Late last week, in a memorandum to City Manager Steve Mermell, a city official gave significantly more details about what a Vision Zero program designed to prevent 100 percent of all traffic deaths “would mean for Pasadena.”
The official said adopting the program would require a change in funding priorities, at least in fiscal year 2018, likely “defunding some currently funded programs to advance the priority of unfunded safety projects” like Vision Zero.
In the memorandum, City Department of Transportation Director Frederick Dock explained that Vision Zero, which started in Sweden in 1997 and has since been adopted by several countries and cities throughout the world, is now being implemented in both San Francisco and the city of Los Angeles, although Vision Zero SF is on a more advanced state than Vision Zero Los Angeles.

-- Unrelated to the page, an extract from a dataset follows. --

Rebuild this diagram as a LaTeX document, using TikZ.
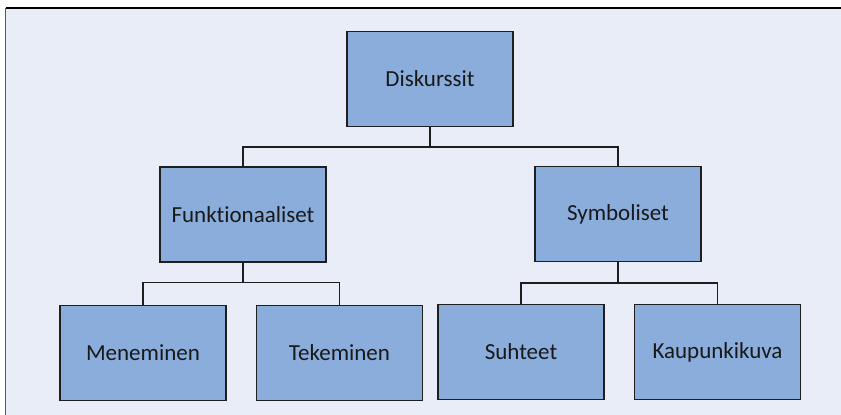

Vision Zero aims to prevent deaths and serious injuries resulting from traffic accidents. The Swedish version aims that “no one will be killed or seriously injured within the road transport system.” The Swedish version stresses that “it can never be ethically acceptable that people are killed or seriously injured when moving within the road transport system.”
Dock said it is helpful to take a look at both the San Francisco and Los Angeles programs in order to state what the program would mean for Pasadena. In both of these cities, collision data has been analyzed to determine that 65 to 70 percent of severe and fatal collisions occur on about 5 to 10 percent of the streets in each city, Dock said.
“For comparison, Pasadena has determined similar collision clustering patterns through data analytics that indicate 70 percent of all fatal and serious injury pedestrian collisions occur at signalized intersections which make up only about 10 percent of all intersections in the city,” Dock said in the memorandum.
Dock also stressed that although Pasadena has already put a number of the elements of the San Francisco and Los Angeles programs in place, the City lags in the implementation of physical changes to the street system “because of limited funding resources and public controversy about reducing traffic capacity and/or removing on-street parking.”
The transportation head also explained that much of Pasadena’s transportation-related projects – particularly its pedestrian and bicycle projects – rely on grant funding, which usually stretches out capital projects to five years or more between project identification and funding availability, as the City has to compete for funding with all other governments county-wide, and in some cases statewide.
“Because Pasadena’s funding for transportation and street maintenance capital projects is essentially at a zero-sum status, a Vision Zero commitment would mean defunding some currently funded programs to advance the priority of unfunded safety projects,” Dock said. “If Vision Zero is adopted, staff’s recommendations for the FY 2018 Capital Improvement Program budget would reflect more funding towards the safety projects and less for the traditional pavement management projects.”
Vision Zero was discussed in an October City Council meeting as one of two safety-related transportation programs the City wants considered. The other program involves a series of pedestrian and bicycle initiatives to help prevent collisions involving cars and pedestrians in the City.
In a presentation on October 24, the Transportation Department cited Los Angeles County data which says only 18 percent of travelers in the county are pedestrians and only one percent are cyclists; yet, in Pasadena, cyclists account for 15 percent of traffic deaths and injuries and pedestrians account for 30 percent.